Les grands-parents de Rima Hassan, comme des centaines de milliers d’autres Palestiniens, ont trouvé refuge en Syrie après avoir été expulsés ou avoir fui leur patrie historique. Comme le rapporte Middle East Eye, « Hassan was born stateless in April 1992 in Syria to a family who fled during the Nakba (catastrophe in Arabic), when around 750,000 Palestinians were ethnically cleansed from their home by the Zionist forces to make way for the creation of Israel in 1948 ». (Traduction : Hassan est née apatride en avril 1992 en Syrie, d’une famille qui a fui pendant la Nakba (la ‘catastrophe’ en arabe), lorsque près de 750 000 Palestiniens ont été nettoyés ethniquement de chez eux par les forces sionistes pour permettre la création de l’État d’Israël en 1948. ) La Syrie, tout comme le Liban, la Jordanie ou d’autres pays de la région, a accueilli ces réfugiés dans des camps administrés par l’UNRWA, notamment le camp de Neirab, près d’Alep, où Rima Hassan est née. Cependant, cette installation ne signifie pas une intégration pleine et entière. Contrairement à d’autres réfugiés, les Palestiniens n’ont pas été naturalisés dans leurs pays d’accueil, souvent pour préserver leur droit au retour à leur patrie d’origine. Ainsi, bien que née en Syrie, Rima Hassan n’a pas la citoyenneté syrienne et reste enregistrée comme réfugiée palestinienne.

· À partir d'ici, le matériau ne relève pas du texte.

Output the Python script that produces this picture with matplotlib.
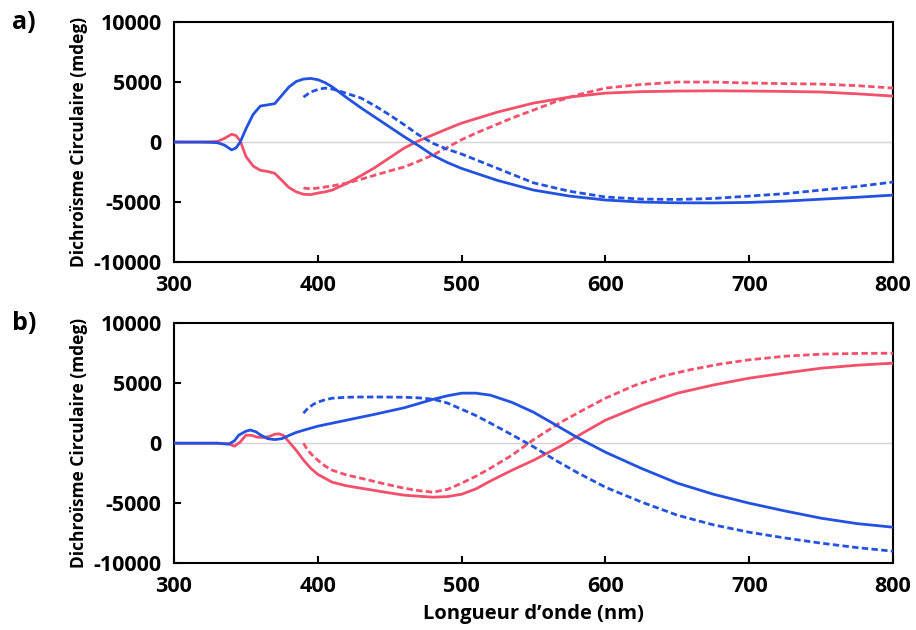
import matplotlib
matplotlib.use('Agg')
import matplotlib.pyplot as plt

plt.rcParams['font.family'] = ['Open Sans', 'DejaVu Sans']
plt.rcParams['font.weight'] = 'bold'
plt.rcParams['axes.unicode_minus'] = False

BLUE = '#2352e0'
RED = '#f2506b'

# panel a) - solid curves
wl_a = [300, 320, 330, 335, 340, 343, 346, 350, 355, 360, 365, 370, 375, 380, 385, 390, 395,
        400, 405, 410, 420, 430, 440, 450, 460, 470, 480, 490, 500, 525, 550, 575, 600,
        625, 650, 675, 700, 725, 750, 775, 800]
blue_a = [0, 0, -50, -250, -650, -500, 0, 1100, 2300, 3000, 3100, 3200, 3900, 4600, 5050, 5250, 5300,
          5200, 4950, 4600, 3700, 2850, 2050, 1250, 450, -300, -1100, -1700, -2200, -3200, -4000, -4500, -4830,
          -5000, -5060, -5070, -5030, -4920, -4760, -4600, -4420]
red_a = [0, 0, 50, 300, 650, 550, 100, -1200, -2000, -2350, -2450, -2600, -3200, -3800, -4150, -4350, -4380,
         -4250, -4150, -4000, -3450, -2800, -2100, -1300, -500, 100, 600, 1100, 1580, 2500, 3250, 3750, 4080,
         4200, 4250, 4270, 4250, 4220, 4170, 4020, 3830]

# panel a) - dashed curves
wl_a_blue_d = [390, 395, 400, 405, 410, 415, 420, 430, 440, 450, 460, 470, 480, 490, 500, 525,
               550, 575, 600, 625, 650, 675, 700, 725, 750, 775, 800]
blue_a_d = [3750, 4170, 4380, 4500, 4420, 4250, 4050, 3670, 3000, 2250, 1450, 600, -100, -600, -1000, -2200,
            -3400, -4100, -4580, -4750, -4780, -4700, -4500, -4300, -4000, -3700, -3330]
wl_a_red_d = [390, 395, 400, 410, 420, 430, 440, 450, 460, 470, 480, 490, 500, 510, 520, 535,
              550, 565, 580, 600, 625, 650, 675, 700, 725, 750, 775, 800]
red_a_d = [-3830, -3900, -3830, -3650, -3420, -3100, -2750, -2400, -2080, -1600, -1080, -450, 200, 750, 1250, 2000,
           2670, 3350, 3920, 4500, 4800, 5000, 5000, 4920, 4870, 4830, 4700, 4500]

# panel b) - solid curves
wl_b_blue = [300, 320, 330, 335, 338, 342, 345, 350, 353, 357, 360, 365, 370, 375, 380, 385, 390,
             400, 420, 440, 460, 480, 490, 500, 510, 520, 535, 550, 565, 580, 600, 625, 650, 675,
             700, 725, 750, 775, 800]
blue_b = [0, 0, 0, -50, -80, 200, 670, 1000, 1100, 950, 700, 380, 300, 380, 650, 900, 1080,
          1420, 1920, 2420, 2950, 3650, 3950, 4170, 4170, 4000, 3400, 2580, 1550, 500, -750, -2100, -3330, -4250,
          -5000, -5650, -6250, -6700, -7000]
wl_b_red = [300, 330, 338, 342, 346, 350, 354, 358, 362, 366, 370, 373, 376, 380, 385, 390, 395,
            400, 410, 420, 430, 445, 460, 480, 490, 500, 510, 520, 535, 550, 570, 585, 600, 625,
            650, 675, 700, 725, 750, 775, 800]
red_b = [0, 0, -50, -250, 100, 670, 650, 500, 480, 550, 750, 780, 650, 100, -600, -1400, -2080,
         -2600, -3250, -3550, -3750, -4050, -4330, -4500, -4450, -4250, -3800, -3150, -2250, -1420, -170, 900, 1920, 3150,
         4170, 4850, 5420, 5850, 6250, 6500, 6670]

# panel b) - dashed curves
wl_b_blue_d = [390, 393, 397, 400, 405, 410, 420, 430, 445, 460, 470, 480, 490, 500, 510, 520, 535,
               550, 565, 580, 600, 625, 650, 675, 700, 725, 750, 775, 800]
blue_b_d = [2500, 2900, 3250, 3420, 3620, 3750, 3830, 3850, 3850, 3830, 3780, 3670, 3350, 2830, 2300, 1670, 700,
            -300, -1400, -2420, -3670, -4900, -6000, -6800, -7420, -7900, -8330, -8700, -9000]
wl_b_red_d = [390, 393, 397, 400, 405, 410, 420, 430, 445, 460, 470, 480, 490, 500, 510, 520, 535,
              550, 569, 585, 600, 620, 640, 660, 680, 700, 725, 750, 775, 800]
red_b_d = [0, -600, -1100, -1420, -1900, -2250, -2650, -2920, -3350, -3750, -3950, -4080, -3850, -3330, -2750, -2080, -1000,
           300, 1750, 2800, 3750, 4800, 5600, 6150, 6600, 6950, 7250, 7420, 7480, 7500]

x_ticks = [300, 400, 500, 600, 700, 800]
y_ticks = [-10000, -5000, 0, 5000, 10000]

fig = plt.figure(figsize=(9.16, 6.3), dpi=100)
ax_a = fig.add_axes([0.190, 0.584, 0.785, 0.381])
ax_b = fig.add_axes([0.190, 0.106, 0.785, 0.381])

dash = (2.3, 1.2)
panels = [
    (ax_a, 'a)', (wl_a, blue_a), (wl_a, red_a), (wl_a_blue_d, blue_a_d), (wl_a_red_d, red_a_d)),
    (ax_b, 'b)', (wl_b_blue, blue_b), (wl_b_red, red_b), (wl_b_blue_d, blue_b_d), (wl_b_red_d, red_b_d)),
]

for ax, tag, bs, rs, bd, rd in panels:
    ax.axhline(0, color='#d4d4d4', lw=1.0, zorder=1)
    ax.plot(*rs, color=RED, lw=2.0, zorder=3)
    ax.plot(*rd, color=RED, lw=2.0, dashes=dash, zorder=3)
    ax.plot(*bs, color=BLUE, lw=2.0, zorder=4)
    ax.plot(*bd, color=BLUE, lw=2.0, dashes=dash, zorder=4)

    ax.set_xlim(300, 800)
    ax.set_ylim(-10000, 10000)
    ax.set_xticks(x_ticks)
    ax.set_yticks(y_ticks)
    ax.tick_params(direction='in', length=5, width=1.5, labelsize=15.5, pad=9)
    for lab in ax.get_xticklabels() + ax.get_yticklabels():
        lab.set_fontweight('bold')
    for sp in ax.spines.values():
        sp.set_linewidth(1.5)
    ax.set_ylabel('Dichroïsme Circulaire (mdeg)', fontsize=12.5, fontweight='bold', labelpad=4)
    ax.text(-0.226, 1.0, tag, transform=ax.transAxes, fontsize=18, fontweight='bold',
            ha='left', va='center')

ax_b.set_xlabel('Longueur d\u2019onde (nm)', fontsize=14.5, fontweight='bold', labelpad=5)

fig.savefig('out.png', dpi=100, facecolor='white')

La définition de « réfugié palestinien » par l’UNRWA est claire : « Toute personne – et ses descendants directs – qui vivait en Palestine lorsqu’elle était sous mandat entre juin 1946 et mai 1948 et qui a perdu son foyer et ses moyens de subsistance à la suite du conflit israélo-arabe de 1948, est considérée comme réfugié palestinien. » En outre, ce statut est reconnu internationalement pour permettre la revendication du droit au retour des réfugiés palestiniens à leurs foyers d’origine, tel que stipulé dans la résolution 194 des Nations Unies. Les conditions de vie en exil, même prolongé, ne modifient pas ce droit, ni le statut de réfugié.

Certains articles ont argumenté que la naissance en Syrie exclut automatiquement Rima Hassan du statut de réfugiée palestinienne. Cette interprétation est erronée et reflète une incompréhension des particularités du dossier palestinien. Contrairement à d’autres groupes de réfugiés, les Palestiniens bénéficient d’un traitement spécial en raison de l’absence d’une solution durable à leur situation.

Conclusion

Le statut de réfugiée de Rima Hassan n’est ni une exception, ni une anomalie. Il est le résultat d’un cadre juridique et historique bien défini.